Stated exercise: Without the pictures, print each of the records below exactly as it appears.

= = = = = = =

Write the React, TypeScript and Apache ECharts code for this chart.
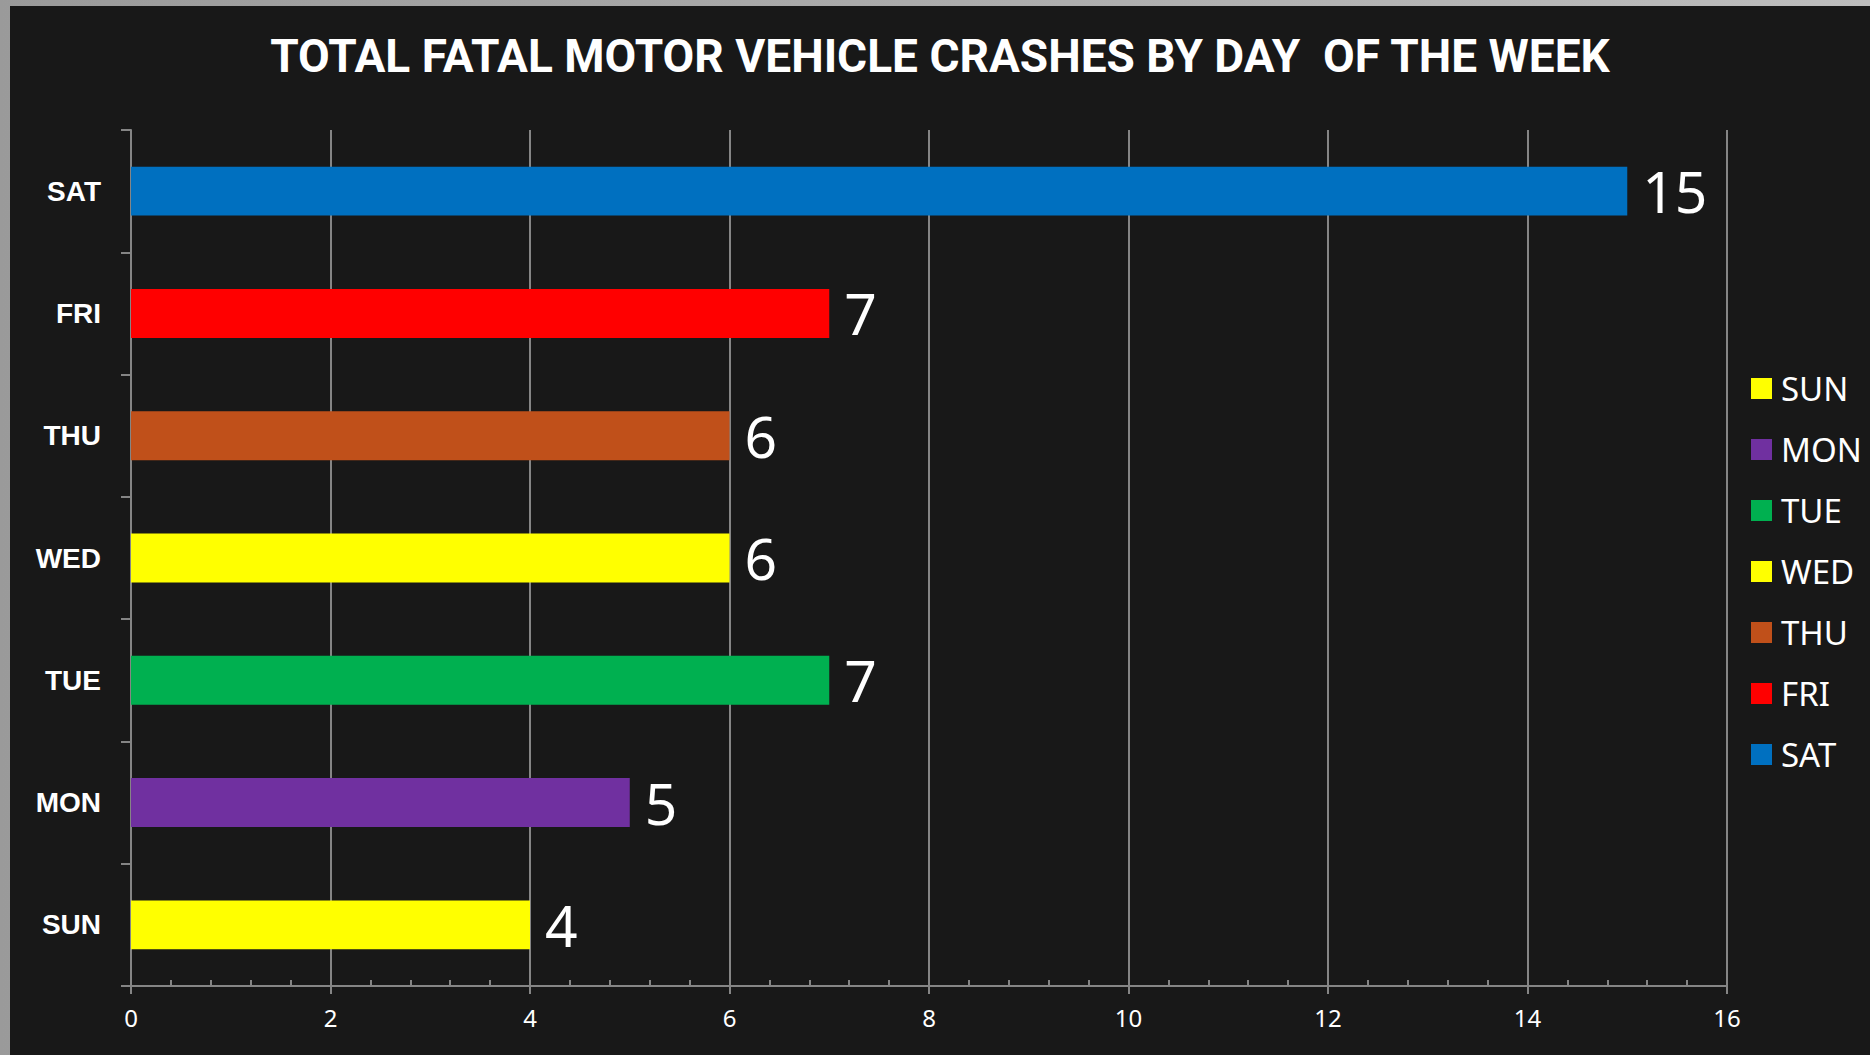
import React, { useEffect, useRef } from "react";
import * as echarts from "echarts";

const TITLE = "TOTAL FATAL MOTOR VEHICLE CRASHES BY DAY  OF THE WEEK";
const days = ["SUN", "MON", "TUE", "WED", "THU", "FRI", "SAT"];
const crashes = [4, 5, 7, 6, 6, 7, 15];
const dayColors = ["#FFFF00", "#7030A0", "#00B050", "#FFFF00", "#C0501A", "#FF0000", "#0070C0"];
const xTicks = { min: 0, max: 16, interval: 2 };

export default function App() {
  const ref = useRef<HTMLDivElement>(null);
  useEffect(() => {
    if (!ref.current) return;
    const chart = echarts.init(ref.current, null, { renderer: "svg" });
    const gray = "#858585";
    const series = days.map((d, i) => ({
      name: d,
      type: "bar",
      stack: "all",
      barWidth: "40%",
      xAxisIndex: 0,
      itemStyle: { color: dayColors[i] },
      label: {
        show: true,
        position: "right",
        distance: 15,
        color: "#ffffff",
        fontSize: 57,
        fontFamily: "Noto Sans",
        formatter: (p: any) => String(p.value),
      },
      data: days.map((_, j) => (j === i ? crashes[i] : "-")),
    }));
    chart.setOption({
      animation: false,
      backgroundColor: "#181818",
      title: {
        text: TITLE,
        left: "center",
        top: 22,
        textStyle: { color: "#ffffff", fontSize: 46, fontWeight: "bold", fontFamily: "Roboto" },
      },
      legend: {
        orient: "vertical",
        left: 1736,
        top: 361,
        itemWidth: 21,
        itemHeight: 21,
        itemGap: 28,
        icon: "rect",
        data: days,
        textStyle: { color: "#ffffff", fontSize: 33, fontFamily: "Noto Sans", padding: [0, 0, 0, 4] },
      },
      grid: { left: 121, right: 143, top: 124, bottom: 69, containLabel: false },
      xAxis: [
        {
          type: "value",
          min: xTicks.min,
          max: xTicks.max,
          interval: xTicks.interval,
          position: "bottom",
          axisLine: { show: true, lineStyle: { color: gray, width: 2 } },
          axisTick: { show: true, length: 8, lineStyle: { color: gray, width: 2 } },
          axisLabel: { color: "#ffffff", fontSize: 24, fontFamily: "Noto Sans", margin: 19 },
          splitLine: { show: true, lineStyle: { color: gray, width: 2 } },
        },
        {
          type: "value",
          min: xTicks.min,
          max: xTicks.max,
          interval: xTicks.interval,
          position: "bottom",
          gridIndex: 0,
          axisLine: { show: false },
          axisTick: { show: false, inside: true },
          minorTick: { show: true, splitNumber: 5, length: 6, lineStyle: { color: gray, width: 2 } },
          axisLabel: { show: false },
          splitLine: { show: false },
        },
      ],
      yAxis: {
        type: "category",
        data: days,
        axisLine: { show: true, lineStyle: { color: gray, width: 2 } },
        axisTick: { show: true, length: 10, lineStyle: { color: gray, width: 2 } },
        axisLabel: { color: "#ffffff", fontSize: 28, fontWeight: "bold", fontFamily: "Liberation Sans", margin: 30 },
        splitLine: { show: false },
      },
      series,
    });
    return () => chart.dispose();
  }, []);
  return (
    <div
      style={{
        position: "fixed",
        left: 0,
        top: 0,
        width: 1870,
        height: 1055,
        background: "linear-gradient(90deg, #9a9a9a 0%, #bdbdbd 100%)",
      }}
    >
      <div ref={ref} style={{ position: "absolute", left: 10, top: 6, width: 1860, height: 1049 }} />
    </div>
  );
}
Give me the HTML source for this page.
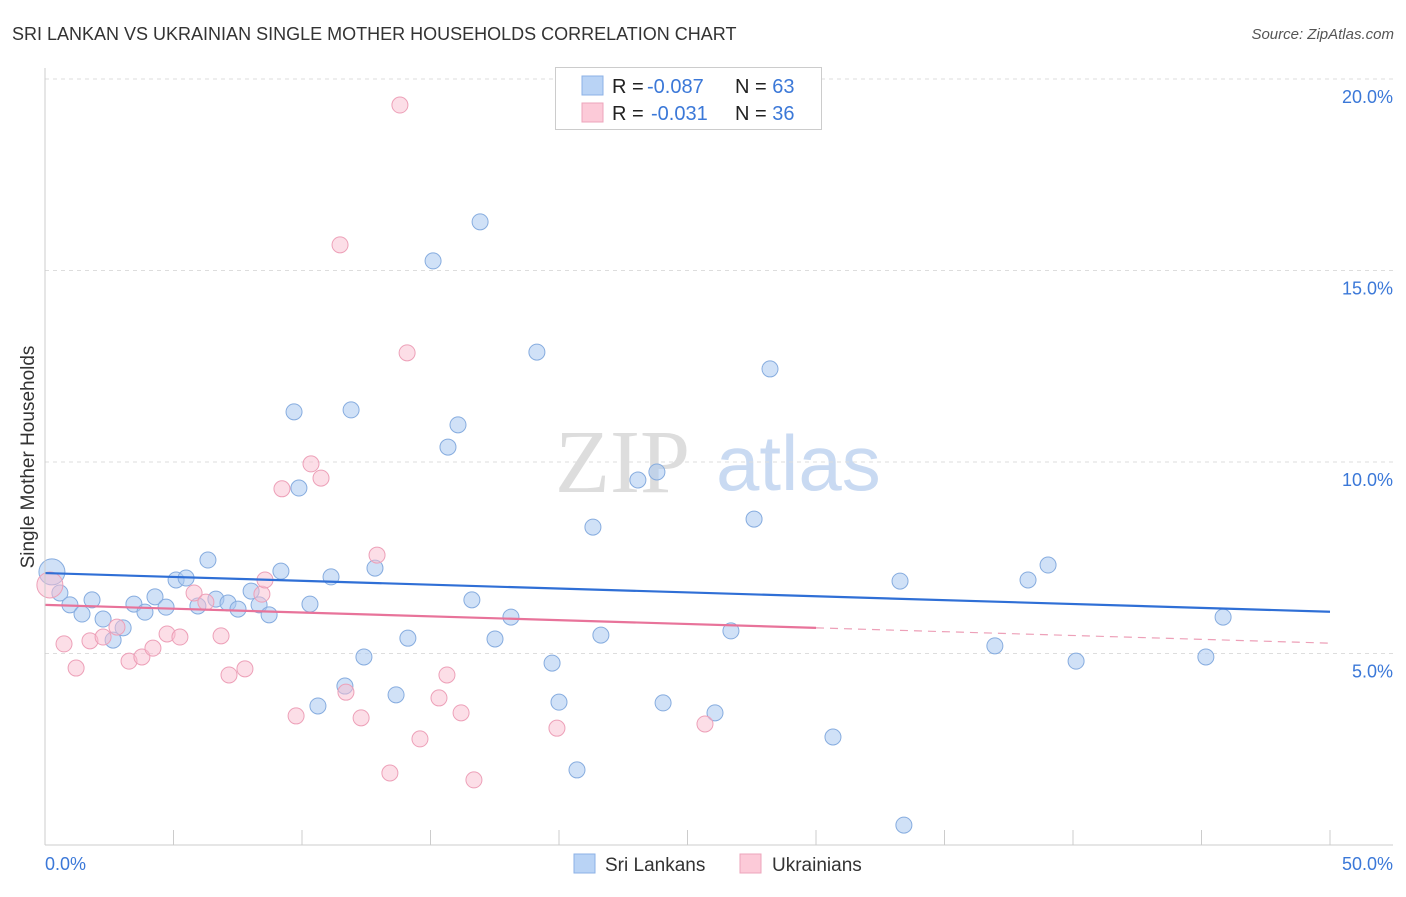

= = = = = = =

Finished answer:
Write the React, TypeScript and Apache ECharts code for this chart.
import React, { useEffect, useRef } from "react";
import * as echarts from "echarts";

const TITLE = "TOTAL FATAL MOTOR VEHICLE CRASHES BY DAY  OF THE WEEK";
const days = ["SUN", "MON", "TUE", "WED", "THU", "FRI", "SAT"];
const crashes = [4, 5, 7, 6, 6, 7, 15];
const dayColors = ["#FFFF00", "#7030A0", "#00B050", "#FFFF00", "#C0501A", "#FF0000", "#0070C0"];
const xTicks = { min: 0, max: 16, interval: 2 };

export default function App() {
  const ref = useRef<HTMLDivElement>(null);
  useEffect(() => {
    if (!ref.current) return;
    const chart = echarts.init(ref.current, null, { renderer: "svg" });
    const gray = "#858585";
    const series = days.map((d, i) => ({
      name: d,
      type: "bar",
      stack: "all",
      barWidth: "40%",
      xAxisIndex: 0,
      itemStyle: { color: dayColors[i] },
      label: {
        show: true,
        position: "right",
        distance: 15,
        color: "#ffffff",
        fontSize: 57,
        fontFamily: "Noto Sans",
        formatter: (p: any) => String(p.value),
      },
      data: days.map((_, j) => (j === i ? crashes[i] : "-")),
    }));
    chart.setOption({
      animation: false,
      backgroundColor: "#181818",
      title: {
        text: TITLE,
        left: "center",
        top: 22,
        textStyle: { color: "#ffffff", fontSize: 46, fontWeight: "bold", fontFamily: "Roboto" },
      },
      legend: {
        orient: "vertical",
        left: 1736,
        top: 361,
        itemWidth: 21,
        itemHeight: 21,
        itemGap: 28,
        icon: "rect",
        data: days,
        textStyle: { color: "#ffffff", fontSize: 33, fontFamily: "Noto Sans", padding: [0, 0, 0, 4] },
      },
      grid: { left: 121, right: 143, top: 124, bottom: 69, containLabel: false },
      xAxis: [
        {
          type: "value",
          min: xTicks.min,
          max: xTicks.max,
          interval: xTicks.interval,
          position: "bottom",
          axisLine: { show: true, lineStyle: { color: gray, width: 2 } },
          axisTick: { show: true, length: 8, lineStyle: { color: gray, width: 2 } },
          axisLabel: { color: "#ffffff", fontSize: 24, fontFamily: "Noto Sans", margin: 19 },
          splitLine: { show: true, lineStyle: { color: gray, width: 2 } },
        },
        {
          type: "value",
          min: xTicks.min,
          max: xTicks.max,
          interval: xTicks.interval,
          position: "bottom",
          gridIndex: 0,
          axisLine: { show: false },
          axisTick: { show: false, inside: true },
          minorTick: { show: true, splitNumber: 5, length: 6, lineStyle: { color: gray, width: 2 } },
          axisLabel: { show: false },
          splitLine: { show: false },
        },
      ],
      yAxis: {
        type: "category",
        data: days,
        axisLine: { show: true, lineStyle: { color: gray, width: 2 } },
        axisTick: { show: true, length: 10, lineStyle: { color: gray, width: 2 } },
        axisLabel: { color: "#ffffff", fontSize: 28, fontWeight: "bold", fontFamily: "Liberation Sans", margin: 30 },
        splitLine: { show: false },
      },
      series,
    });
    return () => chart.dispose();
  }, []);
  return (
    <div
      style={{
        position: "fixed",
        left: 0,
        top: 0,
        width: 1870,
        height: 1055,
        background: "linear-gradient(90deg, #9a9a9a 0%, #bdbdbd 100%)",
      }}
    >
      <div ref={ref} style={{ position: "absolute", left: 10, top: 6, width: 1860, height: 1049 }} />
    </div>
  );
}
Give me the HTML source for this page.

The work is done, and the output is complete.